Le THeMIS a également été déployé au Sahel. Les forces estoniennes l’y ont utilisé à partir d’avril 2019 et ont été agréablement surprises par ses performances. Le robot a pu supporter les hautes températures de la région, mais aussi la détonation, à sa proximité, d’un IED de 200 kg. Il a également été engagé dans des patrouilles, où il a servi au transport d’eau et de munitions, sa compacité et son système de mobilité facilitant sa progression y compris dans des zones cloisonnées où des camions ou des blindés classiques n’auraient pas pu intervenir. D’autres expérimentations ont eu lieu, comme son embarquement en CH‑47 Chinook ou encore son utilisation dans la remorque de blindés, y compris un VBCI. Reste cependant que si les retours d’expérience sont prometteurs et que le THeMIS est assurément le système le plus testé, ce type d’engins – et donc pas uniquement celui du constructeur estonien – fait face à une série d’obstacles potentiels, non pas tant pour les missions de mule logistique que pour celles de reconnaissance et de combat. Soit autant de limites à sa polyvalence qui réduisent pour l’heure son potentiel commercial à quelques exemplaires achetés par quelques armées à des fins d’essais.

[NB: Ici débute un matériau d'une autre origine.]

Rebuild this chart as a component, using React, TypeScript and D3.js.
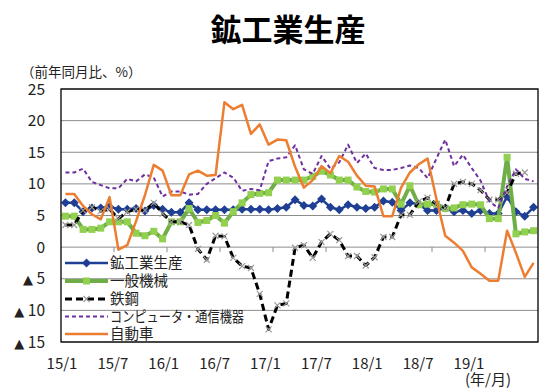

Le premier est la question de l’endurance du système. Une dizaine d’heures offre une marge intéressante, mais qu’en sera-t‑il lorsque les batteries seront également sollicitées par l’alimentation des systèmes de veille ou de combat ? Le deuxième est la téléopération. Bien maîtrisée actuellement, elle devient un problème dans une situation de combat de haute intensité. Neutraliser des porteurs de missiles antichars robotisés semble aisé : sauf à ce que la liaison prenne la forme d’un câble, le brouillage électronique offre des options simples. Or, aussi bien la Russie que la Chine investissent considérablement dans ces secteurs. Le troisième obstacle potentiel est, paradoxalement, la solution à la question de la téléopération. On peut partir du principe que faire évoluer un robot comme le THeMIS en le dotant d’une intelligence artificielle permet de se passer de liaisons de données. Mais cela suppose également de dépasser des obstacles techniques – comme la reconnaissance automatique de cible –, mais surtout politiques. Laisser le système décider de tirer, c’est prendre le risque de dommages civils. Là non plus, il n’y a pas de déterminisme. La définition de kill boxes où le robot a toute latitude pour tirer peut être une option. Une autre peut être de réduire les besoins en bande passante et en liaisons en laissant le véhicule se piloter seul, réservant la ressource pour la conduite du combat à distance, cette fois par des opérateurs humains.